■ Task prompt:
Which lines have the string "page"? Copy all of them from the entries below.

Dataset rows
---

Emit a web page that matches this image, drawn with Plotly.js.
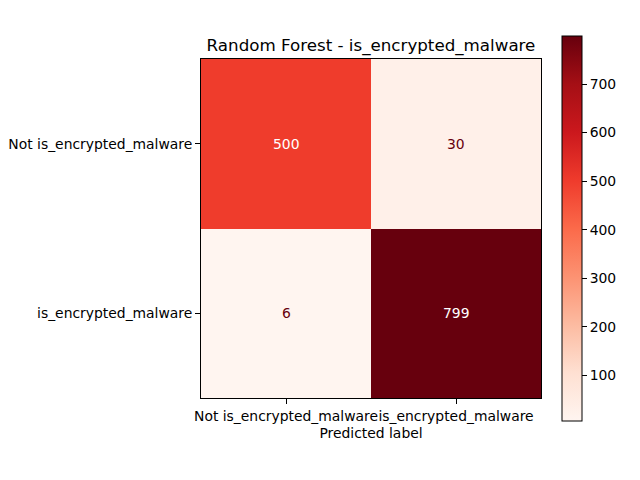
<!DOCTYPE html>
<html>
<head>
<meta charset="utf-8">
<script src="https://cdn.plot.ly/plotly-3.0.1.min.js"></script>
<style>html,body{margin:0;padding:0;background:#fff;}#chart{width:640px;height:480px;}</style>
</head>
<body>
<div id="chart"></div>
<script>
const labels = ["Not is_encrypted_malware", "is_encrypted_malware"];
const row0 = [500, 30];
const row1 = [6, 799];
const matrix = [row0, row1];
const colorbarTicks = [100, 200, 300, 400, 500, 600, 700];

const reds = [
  [0.0, "#fff5f0"], [0.125, "#fee0d2"], [0.25, "#fcbba1"], [0.375, "#fc9272"],
  [0.5, "#fb6a4a"], [0.625, "#ef3b2c"], [0.75, "#cb181d"], [0.875, "#a50f15"], [1.0, "#67000d"]
];

const flat = matrix.flat();
const zmin = Math.min(...flat), zmax = Math.max(...flat);
const thresh = (zmin + zmax) / 2;
const idx = labels.map((_, i) => i);

const annotations = [];
matrix.forEach((row, i) => row.forEach((v, j) => {
  annotations.push({
    x: j, y: i, xref: "x", yref: "y", text: String(v), showarrow: false,
    font: {family: "DejaVu Sans", size: 13.9, color: v > thresh ? "#ffffff" : "#67000d"}
  });
}));

const trace = {
  type: "heatmap", z: matrix, x: idx, y: idx,
  colorscale: reds, zmin: zmin, zmax: zmax, hoverinfo: "none",
  colorbar: {
    x: 1.062, xanchor: "left", xref: "paper", y: 0.5, yanchor: "middle",
    len: 385, lenmode: "pixels", thickness: 20, thicknessmode: "pixels",
    outlinewidth: 1, outlinecolor: "#000", xpad: 0, ypad: 0,
    tickvals: colorbarTicks, ticks: "outside", ticklen: 4.9, tickcolor: "#000",
    tickfont: {family: "DejaVu Sans", size: 13.9, color: "#000"}
  }
};

const layout = {
  width: 640, height: 480,
  margin: {l: 201, r: 99, t: 59, b: 82, pad: 0},
  paper_bgcolor: "#fff", plot_bgcolor: "#fff",
  font: {family: "DejaVu Sans", color: "#000"},
  title: {text: "Random Forest - is_encrypted_malware", font: {family: "DejaVu Sans", size: 16.7, color: "#000"},
          x: 0.5, xref: "paper", xanchor: "center", y: 1, yref: "paper", yanchor: "bottom", pad: {b: 8}},
  xaxis: {
    range: [-0.5, 1.5], tickvals: idx, ticktext: labels, tickangle: 0, ticks: "outside", ticklen: 4.9, tickcolor: "#000",
    showline: true, mirror: true, linecolor: "#000", linewidth: 1, showgrid: false, zeroline: false,
    tickfont: {family: "DejaVu Sans", size: 13.9, color: "#000"},
    title: {text: "Predicted label", font: {family: "DejaVu Sans", size: 13.9, color: "#000"}, standoff: 5}
  },
  yaxis: {
    range: [1.5, -0.5], tickvals: idx, ticktext: labels, ticks: "outside", ticklen: 4.9, tickcolor: "#000",
    showline: true, mirror: true, linecolor: "#000", linewidth: 1, showgrid: false, zeroline: false,
    tickfont: {family: "DejaVu Sans", size: 13.9, color: "#000"}
  },
  annotations: annotations
};

Plotly.newPlot("chart", [trace], layout, {displayModeBar: false, staticPlot: true});
</script>
</body>
</html>
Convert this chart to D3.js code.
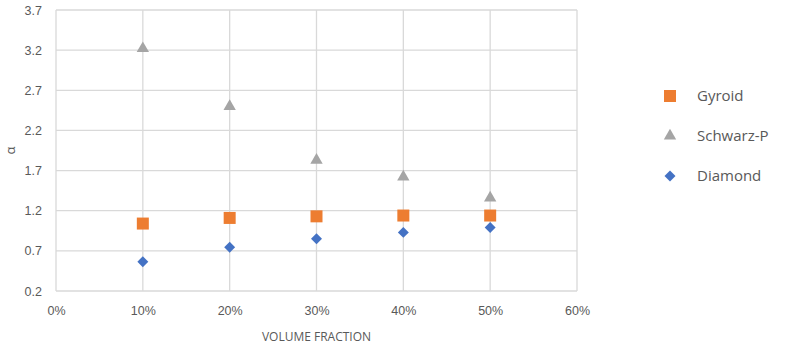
<!DOCTYPE html>
<html>
<head>
<meta charset="utf-8">
<script src="https://cdn.jsdelivr.net/npm/d3@7"></script>
<style>
  html, body { margin: 0; padding: 0; background: #fff; }
  svg { display: block; font-family: "Open Sans", "Liberation Sans", sans-serif; }
</style>
</head>
<body>
<svg id="chart" width="788" height="348"></svg>
<script>
// Volume fractions (x positions) and alpha values per lattice type
const fractions = [0.1, 0.2, 0.3, 0.4, 0.5];
const gyroid    = [1.04, 1.11, 1.13, 1.14, 1.14];
const schwarzP  = [3.22, 2.50, 1.83, 1.62, 1.36];
const diamond   = [0.565, 0.745, 0.85, 0.93, 0.99];

const xTicks = [0, 0.1, 0.2, 0.3, 0.4, 0.5, 0.6];
const yTicks = [0.2, 0.7, 1.2, 1.7, 2.2, 2.7, 3.2, 3.7];

const seriesNames  = ["Gyroid", "Schwarz-P", "Diamond"];
const seriesColors = ["#ED7D31", "#A5A5A5", "#4472C4"];

// Square turned 45 degrees (equal diagonals)
const symbolRhombus = {
  draw(context, size) {
    const r = Math.sqrt(size / 2);
    context.moveTo(0, -r);
    context.lineTo(r, 0);
    context.lineTo(0, r);
    context.lineTo(-r, 0);
    context.closePath();
  }
};
const seriesSymbols = [d3.symbolSquare, d3.symbolTriangle, symbolRhombus];
const seriesSizes = [144, 66, 60];

const svg = d3.select("#chart");
const plot = { left: 56, right: 577, top: 10, bottom: 291 };

const x = d3.scaleLinear().domain([0, 0.6]).range([plot.left, plot.right]);
const y = d3.scaleLinear().domain([0.2, 3.7]).range([plot.bottom, plot.top]);

const gridColor = "#d9d9d9";
const textColor = "#595959";

// Horizontal gridlines
svg.append("g")
  .selectAll("line")
  .data(yTicks)
  .join("line")
  .attr("x1", plot.left).attr("x2", plot.right)
  .attr("y1", d => y(d)).attr("y2", d => y(d))
  .attr("stroke", gridColor).attr("stroke-width", 1.3);

// Vertical gridlines
svg.append("g")
  .selectAll("line")
  .data(xTicks)
  .join("line")
  .attr("x1", d => x(d)).attr("x2", d => x(d))
  .attr("y1", plot.top).attr("y2", plot.bottom)
  .attr("stroke", gridColor).attr("stroke-width", 1.3);

// Y axis labels
const yAxis = d3.axisLeft(y).tickValues(yTicks).tickFormat(d3.format(".1f")).tickSize(0).tickPadding(14);
const gy = svg.append("g").attr("transform", `translate(${plot.left},0)`).call(yAxis);
gy.select(".domain").remove();
gy.selectAll("text").attr("fill", textColor).style("font-size", "12.5px");

// X axis labels
const xAxis = d3.axisBottom(x).tickValues(xTicks).tickFormat(d3.format(".0%")).tickSize(0).tickPadding(15);
const gx = svg.append("g").attr("transform", `translate(0,${plot.bottom})`).call(xAxis);
gx.select(".domain").remove();
gx.selectAll("text").attr("fill", textColor).style("font-size", "12.5px");

// Axis titles
svg.append("text")
  .attr("x", (plot.left + plot.right) / 2).attr("y", 341)
  .attr("text-anchor", "middle").attr("fill", textColor)
  .style("font-size", "12px")
  .text("VOLUME FRACTION");

svg.append("text")
  .attr("transform", `translate(15,${(plot.top + plot.bottom) / 2}) rotate(-90)`)
  .attr("text-anchor", "middle").attr("fill", textColor)
  .style("font-size", "13px")
  .text("α");

// Markers for each series
const allSeries = [gyroid, schwarzP, diamond];
allSeries.forEach((vals, i) => {
  const sym = d3.symbol().type(seriesSymbols[i]).size(seriesSizes[i]);
  svg.append("g")
    .selectAll("path")
    .data(vals.map((v, j) => ({ x: fractions[j], y: v })))
    .join("path")
    .attr("d", sym)
    .attr("transform", d => `translate(${x(d.x)},${y(d.y)})`)
    .attr("fill", seriesColors[i]);
});

// Legend
const legend = svg.append("g");
seriesNames.forEach((name, i) => {
  const ly = 96 + i * 40;
  const sym = d3.symbol().type(seriesSymbols[i]).size(seriesSizes[i]);
  legend.append("path")
    .attr("d", sym)
    .attr("transform", `translate(670,${ly})`)
    .attr("fill", seriesColors[i]);
  legend.append("text")
    .attr("x", 697).attr("y", ly)
    .attr("dy", "0.35em")
    .attr("fill", textColor)
    .style("font-size", "15px")
    .text(name);
});
</script>
</body>
</html>
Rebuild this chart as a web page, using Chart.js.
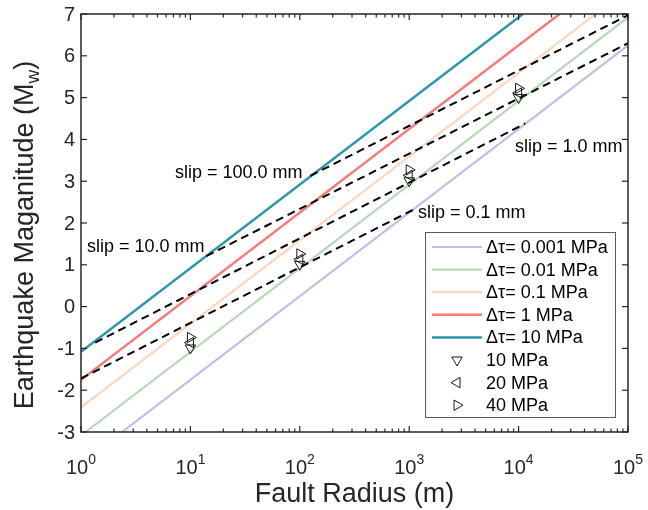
<!DOCTYPE html>
<html>
<head>
<meta charset="utf-8">
<script src="https://cdn.jsdelivr.net/npm/chart.js@4.4.1/dist/chart.umd.min.js"></script>
<style>
  html, body { margin: 0; padding: 0; background: #fff; }
</style>
</head>
<body>
<canvas id="magChart" width="648" height="510"></canvas>
<script>
// ---- data ----
const stressLabels = ["Δτ= 0.001 MPa", "Δτ= 0.01 MPa", "Δτ= 0.1 MPa", "Δτ= 1 MPa", "Δτ= 10 MPa"];
const stressX = [[2.37, 100000], [1.1, 100000], [1, 50700], [1, 23700], [1, 10960]];
const stressY = [[-3, 6.25], [-3, 6.92], [-2.41, 7], [-1.75, 7], [-1.08, 7]];

const slipLabels = ["slip = 0.1 mm", "slip = 1.0 mm", "slip = 10.0 mm", "slip = 100.0 mm"];
const slipX = [[1, 1150], [1.35, 11500], [14, 100000], [125, 100000]];
const slipY = [[-1.72, 2.35], [-0.86, 4.38], [1.21, 6.3], [3.13, 6.97]];

const markerLabels = ["10 MPa", "20 MPa", "40 MPa"];
const markerX = [10, 100, 1000, 10000];
const mark10 = [-0.99, 1.01, 3.01, 5.0];
const mark20 = [-0.86, 1.13, 3.14, 5.11];
const mark40 = [-0.74, 1.26, 3.27, 5.22];

const yTicks = [-3, -2, -1, 0, 1, 2, 3, 4, 5, 6, 7];
const xTickPowers = [0, 1, 2, 3, 4, 5];

// ---- styling ----
const FONT = "'Liberation Sans', Arial, sans-serif";
const AXIS = "#262626";
const stressColors = ["#c9b8e8", "#b6d8b4", "#fdd5bd", "#f47c7c", "#2c97ab"];
const markerRot = [180, 270, 90];

// where the slip notes sit (data coords of text start / baseline)
const noteAnchors = [[1203, 2.12], [9270, 3.71], [1.135, 1.31], [7.23, 3.08]];

const pairs = (xs, ys) => xs.map((v, i) => ({ x: v, y: ys[i] }));

const datasets = [];
stressLabels.forEach((lab, i) => {
  datasets.push({
    label: lab, data: pairs(stressX[i], stressY[i]), showLine: true,
    borderColor: stressColors[i], borderWidth: i >= 3 ? 2.5 : 2.2, pointRadius: 0, order: 3,
    legendKind: "line"
  });
});
slipLabels.forEach((lab, i) => {
  datasets.push({
    label: lab, data: pairs(slipX[i], slipY[i]), showLine: true,
    borderColor: "#000", borderWidth: 2, borderDash: [8, 5], pointRadius: 0, order: 2
  });
});
[mark10, mark20, mark40].forEach((vals, i) => {
  datasets.push({
    label: markerLabels[i], data: pairs(markerX, vals), showLine: false,
    pointStyle: "triangle", pointRotation: markerRot[i], pointRadius: 6,
    pointBorderColor: "#000", pointBorderWidth: 0.9, pointBackgroundColor: "rgba(0,0,0,0)",
    order: 1, legendKind: "marker", rot: markerRot[i]
  });
});

function tri(ctx, cx, cy, r, deg) {
  const rad = deg * Math.PI / 180;
  ctx.beginPath();
  for (let k = 0; k < 3; k++) {
    const a = rad + k * 2 * Math.PI / 3;
    const px = cx + Math.sin(a) * r, py = cy - Math.cos(a) * r;
    if (k === 0) ctx.moveTo(px, py); else ctx.lineTo(px, py);
  }
  ctx.closePath();
  ctx.stroke();
}

function seg(ctx, x1, y1, x2, y2) {
  ctx.beginPath(); ctx.moveTo(x1, y1); ctx.lineTo(x2, y2); ctx.stroke();
}

const decor = {
  id: "decor",
  afterDraw(chart) {
    const { ctx, chartArea: a } = chart;
    const xs = chart.scales.x, ys = chart.scales.y;
    ctx.save();

    // axes box
    ctx.strokeStyle = AXIS;
    ctx.lineWidth = 1.5;
    ctx.strokeRect(a.left, a.top, a.right - a.left, a.bottom - a.top);

    // ticks (inward, all four sides)
    ctx.lineWidth = 1.2;
    yTicks.forEach(v => {
      const py = ys.getPixelForValue(v);
      seg(ctx, a.left, py, a.left + 6, py);
      seg(ctx, a.right, py, a.right - 6, py);
    });
    xTickPowers.forEach((p, i) => {
      const px = xs.getPixelForValue(Math.pow(10, p));
      seg(ctx, px, a.bottom, px, a.bottom - 6);
      seg(ctx, px, a.top, px, a.top + 6);
      if (i < xTickPowers.length - 1) {
        for (let m = 2; m <= 9; m++) {
          const mx = xs.getPixelForValue(m * Math.pow(10, p));
          seg(ctx, mx, a.bottom, mx, a.bottom - 3.5);
          seg(ctx, mx, a.top, mx, a.top + 3.5);
        }
      }
    });

    // tick labels
    ctx.fillStyle = AXIS;
    ctx.font = "20px " + FONT;
    ctx.textAlign = "right";
    ctx.textBaseline = "middle";
    yTicks.forEach(v => ctx.fillText(String(v), a.left - 6, ys.getPixelForValue(v) + 1));

    ctx.textBaseline = "alphabetic";
    ctx.textAlign = "left";
    xTickPowers.forEach(p => {
      const px = xs.getPixelForValue(Math.pow(10, p));
      ctx.font = "20px " + FONT;
      const wb = ctx.measureText("10").width;
      ctx.font = "14px " + FONT;
      const ws = ctx.measureText(String(p)).width;
      const x0 = px - (wb + ws) / 2;
      ctx.font = "20px " + FONT;
      ctx.fillText("10", x0, a.bottom + 42);
      ctx.font = "14px " + FONT;
      ctx.fillText(String(p), x0 + wb, a.bottom + 32);
    });

    // axis titles
    ctx.font = "27px " + FONT;
    ctx.textAlign = "center";
    ctx.fillText("Fault Radius (m)", (a.left + a.right) / 2, 502);

    ctx.save();
    ctx.translate(33, 235);
    ctx.rotate(-Math.PI / 2);
    ctx.textAlign = "left";
    const t1 = "Earthquake Maganitude (M", t2 = "w", t3 = ")";
    ctx.font = "27px " + FONT;
    const w1 = ctx.measureText(t1).width, w3 = ctx.measureText(t3).width;
    ctx.font = "19px " + FONT;
    const w2 = ctx.measureText(t2).width;
    let cx = -(w1 + w2 + w3) / 2;
    ctx.font = "27px " + FONT;
    ctx.fillText(t1, cx, 0);
    ctx.font = "19px " + FONT;
    ctx.fillText(t2, cx + w1, 6);
    ctx.font = "27px " + FONT;
    ctx.fillText(t3, cx + w1 + w2, 0);
    ctx.restore();

    // slip notes
    ctx.fillStyle = "#000";
    ctx.font = "18px " + FONT;
    ctx.textAlign = "left";
    slipLabels.forEach((lab, i) => {
      ctx.fillText(lab, xs.getPixelForValue(noteAnchors[i][0]), ys.getPixelForValue(noteAnchors[i][1]));
    });

    // legend
    const items = chart.data.datasets.filter(d => d.legendKind);
    const bx = 425.5, by = 232.5, bw = 190, bh = 185;
    ctx.fillStyle = "#fff";
    ctx.fillRect(bx, by, bw, bh);
    ctx.strokeStyle = "#5a5a5a";
    ctx.lineWidth = 1;
    ctx.strokeRect(bx, by, bw, bh);
    ctx.font = "18px " + FONT;
    ctx.textBaseline = "middle";
    items.forEach((d, i) => {
      const ry = 247 + i * 22.6;
      if (d.legendKind === "line") {
        ctx.strokeStyle = d.borderColor;
        ctx.lineWidth = d.borderWidth;
        seg(ctx, 432, ry, 482, ry);
      } else {
        ctx.strokeStyle = "#000";
        ctx.lineWidth = 0.9;
        tri(ctx, 457, ry, 6, d.rot);
      }
      ctx.fillStyle = "#000";
      ctx.fillText(d.label, 486, ry + 1);
    });

    ctx.restore();
  }
};

new Chart(document.getElementById("magChart").getContext("2d"), {
  type: "scatter",
  data: { datasets },
  options: {
    responsive: false,
    animation: false,
    devicePixelRatio: 1,
    layout: { padding: { left: 81, right: 20, top: 14, bottom: 78 } },
    plugins: { legend: { display: false }, tooltip: { enabled: false } },
    scales: {
      x: { type: "logarithmic", min: 1, max: 100000, display: false },
      y: { type: "linear", min: -3, max: 7, display: false }
    }
  },
  plugins: [decor]
});
</script>
</body>
</html>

---

■ Result:
Emit a web page that matches this image, drawn with Plotly.js.
Rebuild this chart as a web page, using Chart.js.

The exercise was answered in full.